Тут же мы условились идти на следующий день на лыжах. И пошло. После лыж — генеральная „Блокады“, после этого — актёрский клуб, где он играл с
Маяковским на биллиарде… Словом, мы встречались каждый день и, наконец, я взмолилась и сказала, что никуда не пойду, хочу выспаться, и чтобы Миша не звонил мне сегодня. И легла рано, чуть ли не в 9 часов. Ночью (было около трёх, как оказалось потом) Оленька, которая всего этого не одобряла, конечно, разбудила меня: иди, тебя твой Булгаков зовёт к телефону. (…) Я подошла. „Оденьтесь и выйдите на крыльцо“, — загадочно сказал Миша и, не объясняя ничего, только повторял эти слова. Жил он в это время на Бол. Пироговской, а мы на Бол. Садовой, угол Мал. Бронной, в особнячке, видевшем
Наполеона, с каминами, с кухней внизу, с круглыми окнами, затянутыми сиянием, словом, дело не в сиянии, а в том, что далеко друг от друга. А он повторяет — выходите на крыльцо. Под Оленькино ворчание я оделась (…) и вышла на крылечко. Луна светит страшно ярко, Миша белый в её свете стоит у крыльца.

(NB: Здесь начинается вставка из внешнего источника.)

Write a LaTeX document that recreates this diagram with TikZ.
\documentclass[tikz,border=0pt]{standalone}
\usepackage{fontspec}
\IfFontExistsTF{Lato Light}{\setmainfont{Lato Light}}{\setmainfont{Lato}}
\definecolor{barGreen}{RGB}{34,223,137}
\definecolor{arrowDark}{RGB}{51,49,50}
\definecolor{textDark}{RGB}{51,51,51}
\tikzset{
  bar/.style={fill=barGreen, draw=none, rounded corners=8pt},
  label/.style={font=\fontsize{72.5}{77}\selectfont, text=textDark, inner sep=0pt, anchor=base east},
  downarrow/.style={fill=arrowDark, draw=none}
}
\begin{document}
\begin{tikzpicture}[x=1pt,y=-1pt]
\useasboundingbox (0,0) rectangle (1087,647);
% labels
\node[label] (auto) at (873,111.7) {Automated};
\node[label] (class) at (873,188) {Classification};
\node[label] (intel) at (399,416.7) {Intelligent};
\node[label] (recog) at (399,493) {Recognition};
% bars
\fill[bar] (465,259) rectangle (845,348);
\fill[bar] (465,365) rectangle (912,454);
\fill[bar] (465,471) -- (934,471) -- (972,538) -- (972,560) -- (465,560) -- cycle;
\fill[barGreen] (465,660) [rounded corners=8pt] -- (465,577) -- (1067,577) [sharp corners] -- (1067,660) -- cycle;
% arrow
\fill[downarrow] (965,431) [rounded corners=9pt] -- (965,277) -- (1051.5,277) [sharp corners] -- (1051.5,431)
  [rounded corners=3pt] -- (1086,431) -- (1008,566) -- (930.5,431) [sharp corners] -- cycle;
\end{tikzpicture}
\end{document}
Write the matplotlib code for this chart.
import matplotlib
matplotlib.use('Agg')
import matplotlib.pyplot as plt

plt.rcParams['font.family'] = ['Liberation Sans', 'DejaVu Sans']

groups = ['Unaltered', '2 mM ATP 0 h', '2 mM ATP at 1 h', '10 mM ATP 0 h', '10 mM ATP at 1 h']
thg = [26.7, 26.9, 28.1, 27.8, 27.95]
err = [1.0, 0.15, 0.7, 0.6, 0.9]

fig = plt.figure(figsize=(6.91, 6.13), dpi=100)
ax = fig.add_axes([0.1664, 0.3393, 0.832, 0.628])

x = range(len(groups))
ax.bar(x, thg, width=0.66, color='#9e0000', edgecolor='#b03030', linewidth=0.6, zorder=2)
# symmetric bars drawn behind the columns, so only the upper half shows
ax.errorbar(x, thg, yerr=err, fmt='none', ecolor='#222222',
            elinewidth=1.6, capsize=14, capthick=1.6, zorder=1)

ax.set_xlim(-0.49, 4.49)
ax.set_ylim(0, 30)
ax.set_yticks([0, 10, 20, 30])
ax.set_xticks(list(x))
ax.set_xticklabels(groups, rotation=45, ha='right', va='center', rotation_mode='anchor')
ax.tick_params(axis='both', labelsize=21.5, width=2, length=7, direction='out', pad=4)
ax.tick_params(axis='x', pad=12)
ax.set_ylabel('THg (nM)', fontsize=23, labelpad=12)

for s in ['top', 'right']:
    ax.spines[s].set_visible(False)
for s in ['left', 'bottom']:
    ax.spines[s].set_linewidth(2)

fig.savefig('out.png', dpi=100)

Взял под руку и на все мои вопросы и смех — прикладывает палец ко рту и молчит… Ведёт через улицу, приводит на
Патриаршие пруды, доводит до одного дерева и говорит, показывая на скамейку: здесь они увидели его в первый раз. И опять — палец у рта, опять молчание… Потом пришла весна, за ней лето, я поехала в
Ессентуки на месяц. Получала письма от Миши, в одном была засохшая роза и вместо фотографии — только глаза его, вырезанные из карточки… С осени 29 г, когда я вернулась, мы стали ходить с ним
Ленинскую библиотеку, он в это время писал книгу (…).»